-- start of EXCERPTED DATA --

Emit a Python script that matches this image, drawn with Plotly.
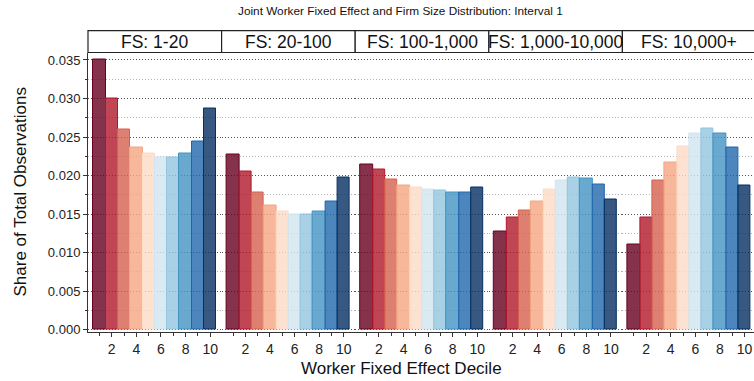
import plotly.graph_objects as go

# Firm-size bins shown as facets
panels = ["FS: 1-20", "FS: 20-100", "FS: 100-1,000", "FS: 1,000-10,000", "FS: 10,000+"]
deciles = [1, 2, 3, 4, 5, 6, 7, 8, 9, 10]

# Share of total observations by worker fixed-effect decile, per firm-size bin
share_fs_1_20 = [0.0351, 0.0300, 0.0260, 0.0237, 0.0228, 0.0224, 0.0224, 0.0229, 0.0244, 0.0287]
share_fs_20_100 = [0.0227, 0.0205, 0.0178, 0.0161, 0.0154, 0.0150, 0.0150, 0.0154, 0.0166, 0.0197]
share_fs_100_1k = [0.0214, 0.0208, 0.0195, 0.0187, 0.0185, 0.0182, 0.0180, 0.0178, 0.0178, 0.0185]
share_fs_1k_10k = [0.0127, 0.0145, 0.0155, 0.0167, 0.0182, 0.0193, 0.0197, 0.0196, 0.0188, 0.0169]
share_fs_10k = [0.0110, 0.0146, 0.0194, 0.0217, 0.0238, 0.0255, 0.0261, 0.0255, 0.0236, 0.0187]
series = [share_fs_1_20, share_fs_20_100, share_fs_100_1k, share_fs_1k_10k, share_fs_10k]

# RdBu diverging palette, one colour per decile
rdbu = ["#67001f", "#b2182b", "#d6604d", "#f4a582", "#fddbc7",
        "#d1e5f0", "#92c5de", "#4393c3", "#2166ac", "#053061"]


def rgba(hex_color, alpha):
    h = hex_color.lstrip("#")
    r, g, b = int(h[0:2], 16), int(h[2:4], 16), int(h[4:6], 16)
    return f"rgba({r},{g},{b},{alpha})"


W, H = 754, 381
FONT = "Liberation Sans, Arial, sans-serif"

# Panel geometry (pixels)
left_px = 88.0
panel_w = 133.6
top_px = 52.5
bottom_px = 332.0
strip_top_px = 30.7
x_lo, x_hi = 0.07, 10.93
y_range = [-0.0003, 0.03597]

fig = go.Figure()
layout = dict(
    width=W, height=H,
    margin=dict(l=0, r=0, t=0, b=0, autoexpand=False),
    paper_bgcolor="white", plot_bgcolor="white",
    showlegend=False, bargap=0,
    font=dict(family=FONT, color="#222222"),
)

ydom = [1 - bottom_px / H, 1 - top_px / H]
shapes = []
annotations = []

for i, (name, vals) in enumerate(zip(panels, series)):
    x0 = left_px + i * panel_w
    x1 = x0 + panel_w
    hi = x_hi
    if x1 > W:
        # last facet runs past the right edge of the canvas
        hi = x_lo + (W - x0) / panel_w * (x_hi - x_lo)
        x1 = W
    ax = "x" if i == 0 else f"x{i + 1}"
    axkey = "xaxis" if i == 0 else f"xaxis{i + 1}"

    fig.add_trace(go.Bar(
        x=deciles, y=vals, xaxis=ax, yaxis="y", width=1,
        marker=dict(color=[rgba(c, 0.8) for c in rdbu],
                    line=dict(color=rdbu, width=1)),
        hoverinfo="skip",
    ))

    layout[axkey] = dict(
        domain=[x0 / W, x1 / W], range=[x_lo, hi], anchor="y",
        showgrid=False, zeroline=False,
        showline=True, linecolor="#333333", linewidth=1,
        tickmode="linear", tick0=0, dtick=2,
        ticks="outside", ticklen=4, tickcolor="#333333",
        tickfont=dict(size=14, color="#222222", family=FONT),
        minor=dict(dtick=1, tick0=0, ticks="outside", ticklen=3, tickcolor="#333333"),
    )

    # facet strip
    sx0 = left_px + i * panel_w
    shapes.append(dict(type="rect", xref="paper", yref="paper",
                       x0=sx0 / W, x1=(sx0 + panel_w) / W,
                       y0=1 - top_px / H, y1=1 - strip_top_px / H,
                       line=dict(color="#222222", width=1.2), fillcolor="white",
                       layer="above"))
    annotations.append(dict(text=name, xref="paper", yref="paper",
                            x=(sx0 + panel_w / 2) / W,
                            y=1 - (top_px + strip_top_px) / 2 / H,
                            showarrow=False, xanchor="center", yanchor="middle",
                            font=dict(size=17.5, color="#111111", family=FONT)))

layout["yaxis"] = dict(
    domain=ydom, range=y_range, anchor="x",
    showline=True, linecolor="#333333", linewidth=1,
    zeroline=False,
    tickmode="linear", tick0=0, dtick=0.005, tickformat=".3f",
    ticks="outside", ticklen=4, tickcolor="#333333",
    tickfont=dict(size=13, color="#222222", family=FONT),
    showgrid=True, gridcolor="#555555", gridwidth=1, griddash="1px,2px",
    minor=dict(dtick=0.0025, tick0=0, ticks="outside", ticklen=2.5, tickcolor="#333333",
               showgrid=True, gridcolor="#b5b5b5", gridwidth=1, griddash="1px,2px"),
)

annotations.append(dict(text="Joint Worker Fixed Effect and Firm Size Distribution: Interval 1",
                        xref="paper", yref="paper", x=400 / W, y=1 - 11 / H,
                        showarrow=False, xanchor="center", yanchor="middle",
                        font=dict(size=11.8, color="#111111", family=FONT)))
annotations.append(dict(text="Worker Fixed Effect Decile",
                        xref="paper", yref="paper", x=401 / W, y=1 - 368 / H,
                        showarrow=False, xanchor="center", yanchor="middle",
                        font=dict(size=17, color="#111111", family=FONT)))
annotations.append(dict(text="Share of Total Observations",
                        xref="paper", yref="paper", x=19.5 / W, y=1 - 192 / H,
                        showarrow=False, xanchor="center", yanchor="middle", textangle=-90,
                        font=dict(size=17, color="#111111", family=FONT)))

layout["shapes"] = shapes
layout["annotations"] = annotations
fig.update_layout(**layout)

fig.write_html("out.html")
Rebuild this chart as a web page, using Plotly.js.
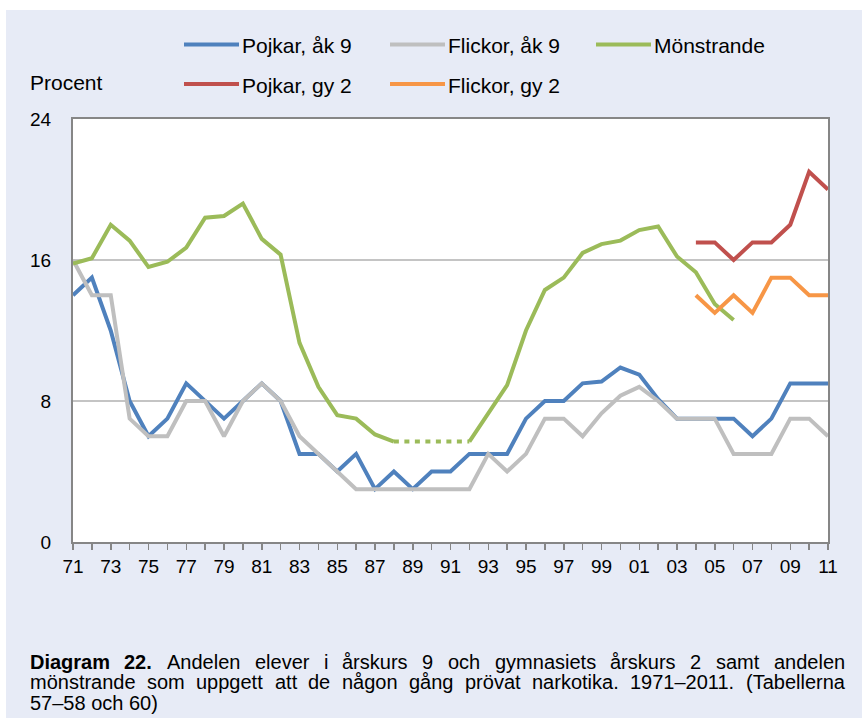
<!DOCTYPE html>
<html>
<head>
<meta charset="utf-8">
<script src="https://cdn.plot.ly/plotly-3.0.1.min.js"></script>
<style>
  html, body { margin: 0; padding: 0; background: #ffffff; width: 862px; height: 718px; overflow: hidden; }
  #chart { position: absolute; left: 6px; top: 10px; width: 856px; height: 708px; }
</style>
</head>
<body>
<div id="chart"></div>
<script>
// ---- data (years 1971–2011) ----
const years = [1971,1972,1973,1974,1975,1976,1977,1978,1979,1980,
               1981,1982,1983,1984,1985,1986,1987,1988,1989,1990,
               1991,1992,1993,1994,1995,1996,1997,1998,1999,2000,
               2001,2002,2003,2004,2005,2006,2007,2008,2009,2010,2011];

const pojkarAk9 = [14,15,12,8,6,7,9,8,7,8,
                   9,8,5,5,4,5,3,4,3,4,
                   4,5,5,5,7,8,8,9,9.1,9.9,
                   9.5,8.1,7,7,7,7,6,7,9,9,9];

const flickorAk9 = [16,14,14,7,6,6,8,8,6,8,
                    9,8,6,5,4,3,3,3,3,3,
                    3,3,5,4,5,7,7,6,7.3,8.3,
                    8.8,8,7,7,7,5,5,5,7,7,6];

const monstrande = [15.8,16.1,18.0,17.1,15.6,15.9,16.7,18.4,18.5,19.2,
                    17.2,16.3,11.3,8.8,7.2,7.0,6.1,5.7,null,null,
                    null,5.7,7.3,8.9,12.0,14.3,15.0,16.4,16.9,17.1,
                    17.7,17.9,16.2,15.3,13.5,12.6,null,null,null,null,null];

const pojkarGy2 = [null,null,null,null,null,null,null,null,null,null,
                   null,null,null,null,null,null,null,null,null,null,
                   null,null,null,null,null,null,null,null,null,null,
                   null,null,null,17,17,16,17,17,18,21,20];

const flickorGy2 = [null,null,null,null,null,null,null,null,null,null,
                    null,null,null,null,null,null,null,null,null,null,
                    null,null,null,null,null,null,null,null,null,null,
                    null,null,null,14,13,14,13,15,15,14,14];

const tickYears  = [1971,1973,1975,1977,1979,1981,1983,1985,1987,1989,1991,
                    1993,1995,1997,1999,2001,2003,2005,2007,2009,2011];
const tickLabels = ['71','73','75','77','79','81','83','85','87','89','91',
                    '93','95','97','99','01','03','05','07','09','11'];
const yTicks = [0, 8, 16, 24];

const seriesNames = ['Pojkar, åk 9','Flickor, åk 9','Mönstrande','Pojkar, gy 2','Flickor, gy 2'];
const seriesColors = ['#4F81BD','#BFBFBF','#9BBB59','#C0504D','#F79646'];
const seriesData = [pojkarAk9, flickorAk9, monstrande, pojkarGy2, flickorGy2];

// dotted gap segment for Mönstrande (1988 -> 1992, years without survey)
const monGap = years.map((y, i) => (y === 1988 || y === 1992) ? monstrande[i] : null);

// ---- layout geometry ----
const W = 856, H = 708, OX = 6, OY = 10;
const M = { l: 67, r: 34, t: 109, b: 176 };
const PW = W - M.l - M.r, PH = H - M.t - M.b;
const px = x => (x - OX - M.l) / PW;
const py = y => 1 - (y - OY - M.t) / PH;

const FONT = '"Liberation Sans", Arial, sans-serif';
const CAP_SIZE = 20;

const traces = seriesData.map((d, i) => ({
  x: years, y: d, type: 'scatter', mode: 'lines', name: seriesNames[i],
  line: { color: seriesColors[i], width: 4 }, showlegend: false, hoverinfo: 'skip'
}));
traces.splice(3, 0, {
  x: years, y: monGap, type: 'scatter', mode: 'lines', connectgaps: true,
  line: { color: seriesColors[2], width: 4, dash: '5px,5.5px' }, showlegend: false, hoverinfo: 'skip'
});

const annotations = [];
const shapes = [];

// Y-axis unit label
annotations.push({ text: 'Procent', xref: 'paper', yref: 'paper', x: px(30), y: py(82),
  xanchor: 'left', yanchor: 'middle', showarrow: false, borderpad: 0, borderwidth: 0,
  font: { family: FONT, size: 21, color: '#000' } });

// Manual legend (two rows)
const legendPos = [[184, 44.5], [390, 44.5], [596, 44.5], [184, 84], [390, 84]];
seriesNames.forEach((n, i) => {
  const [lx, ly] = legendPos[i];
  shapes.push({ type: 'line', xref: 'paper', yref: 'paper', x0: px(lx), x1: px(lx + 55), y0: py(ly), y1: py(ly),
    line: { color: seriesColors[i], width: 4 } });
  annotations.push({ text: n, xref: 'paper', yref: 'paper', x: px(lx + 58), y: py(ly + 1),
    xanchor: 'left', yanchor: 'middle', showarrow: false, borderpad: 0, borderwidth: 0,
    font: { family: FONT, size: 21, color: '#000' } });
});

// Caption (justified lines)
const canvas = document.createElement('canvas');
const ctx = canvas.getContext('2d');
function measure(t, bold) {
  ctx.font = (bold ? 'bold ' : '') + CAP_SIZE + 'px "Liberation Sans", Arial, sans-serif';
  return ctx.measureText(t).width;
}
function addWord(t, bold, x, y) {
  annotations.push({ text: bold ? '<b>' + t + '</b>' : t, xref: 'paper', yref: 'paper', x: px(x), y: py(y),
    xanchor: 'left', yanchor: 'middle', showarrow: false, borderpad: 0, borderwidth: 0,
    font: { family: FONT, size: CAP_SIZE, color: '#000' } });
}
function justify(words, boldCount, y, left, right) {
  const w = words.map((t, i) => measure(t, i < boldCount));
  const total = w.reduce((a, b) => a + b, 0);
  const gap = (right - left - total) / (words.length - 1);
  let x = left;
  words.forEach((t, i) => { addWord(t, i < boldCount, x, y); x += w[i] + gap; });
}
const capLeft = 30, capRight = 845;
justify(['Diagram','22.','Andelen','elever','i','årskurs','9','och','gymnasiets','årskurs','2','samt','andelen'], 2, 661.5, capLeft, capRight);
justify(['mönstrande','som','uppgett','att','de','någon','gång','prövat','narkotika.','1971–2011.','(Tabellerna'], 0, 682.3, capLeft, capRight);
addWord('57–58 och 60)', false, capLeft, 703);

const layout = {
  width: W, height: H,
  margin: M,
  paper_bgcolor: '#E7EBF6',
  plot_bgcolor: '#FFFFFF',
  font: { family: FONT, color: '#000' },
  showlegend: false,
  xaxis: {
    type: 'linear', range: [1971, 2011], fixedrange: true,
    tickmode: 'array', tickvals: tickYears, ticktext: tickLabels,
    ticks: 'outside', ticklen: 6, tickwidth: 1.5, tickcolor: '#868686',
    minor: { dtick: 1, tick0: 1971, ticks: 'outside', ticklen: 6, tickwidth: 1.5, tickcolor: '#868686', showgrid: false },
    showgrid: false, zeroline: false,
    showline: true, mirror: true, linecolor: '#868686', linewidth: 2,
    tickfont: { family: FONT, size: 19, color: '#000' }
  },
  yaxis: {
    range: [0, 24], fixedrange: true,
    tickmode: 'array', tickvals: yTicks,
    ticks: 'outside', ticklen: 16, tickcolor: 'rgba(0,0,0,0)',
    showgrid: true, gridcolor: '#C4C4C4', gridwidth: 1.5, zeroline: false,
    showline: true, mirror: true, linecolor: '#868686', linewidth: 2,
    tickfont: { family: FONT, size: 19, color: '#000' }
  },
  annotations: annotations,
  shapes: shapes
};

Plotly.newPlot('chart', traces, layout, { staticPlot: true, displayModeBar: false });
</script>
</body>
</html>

-- end of EXCERPTED DATA --

** EXERCISE TASK **
Take the lines from the start of the material to the line with "y_range = [-0.0003, 0.03597]", both included, and transcribe them exactly without the pictures.

** THE OUTPUT **
Emit a Python script that matches this image, drawn with Plotly.
import plotly.graph_objects as go

# Firm-size bins shown as facets
panels = ["FS: 1-20", "FS: 20-100", "FS: 100-1,000", "FS: 1,000-10,000", "FS: 10,000+"]
deciles = [1, 2, 3, 4, 5, 6, 7, 8, 9, 10]

# Share of total observations by worker fixed-effect decile, per firm-size bin
share_fs_1_20 = [0.0351, 0.0300, 0.0260, 0.0237, 0.0228, 0.0224, 0.0224, 0.0229, 0.0244, 0.0287]
share_fs_20_100 = [0.0227, 0.0205, 0.0178, 0.0161, 0.0154, 0.0150, 0.0150, 0.0154, 0.0166, 0.0197]
share_fs_100_1k = [0.0214, 0.0208, 0.0195, 0.0187, 0.0185, 0.0182, 0.0180, 0.0178, 0.0178, 0.0185]
share_fs_1k_10k = [0.0127, 0.0145, 0.0155, 0.0167, 0.0182, 0.0193, 0.0197, 0.0196, 0.0188, 0.0169]
share_fs_10k = [0.0110, 0.0146, 0.0194, 0.0217, 0.0238, 0.0255, 0.0261, 0.0255, 0.0236, 0.0187]
series = [share_fs_1_20, share_fs_20_100, share_fs_100_1k, share_fs_1k_10k, share_fs_10k]

# RdBu diverging palette, one colour per decile
rdbu = ["#67001f", "#b2182b", "#d6604d", "#f4a582", "#fddbc7",
        "#d1e5f0", "#92c5de", "#4393c3", "#2166ac", "#053061"]


def rgba(hex_color, alpha):
    h = hex_color.lstrip("#")
    r, g, b = int(h[0:2], 16), int(h[2:4], 16), int(h[4:6], 16)
    return f"rgba({r},{g},{b},{alpha})"


W, H = 754, 381
FONT = "Liberation Sans, Arial, sans-serif"

# Panel geometry (pixels)
left_px = 88.0
panel_w = 133.6
top_px = 52.5
bottom_px = 332.0
strip_top_px = 30.7
x_lo, x_hi = 0.07, 10.93
y_range = [-0.0003, 0.03597]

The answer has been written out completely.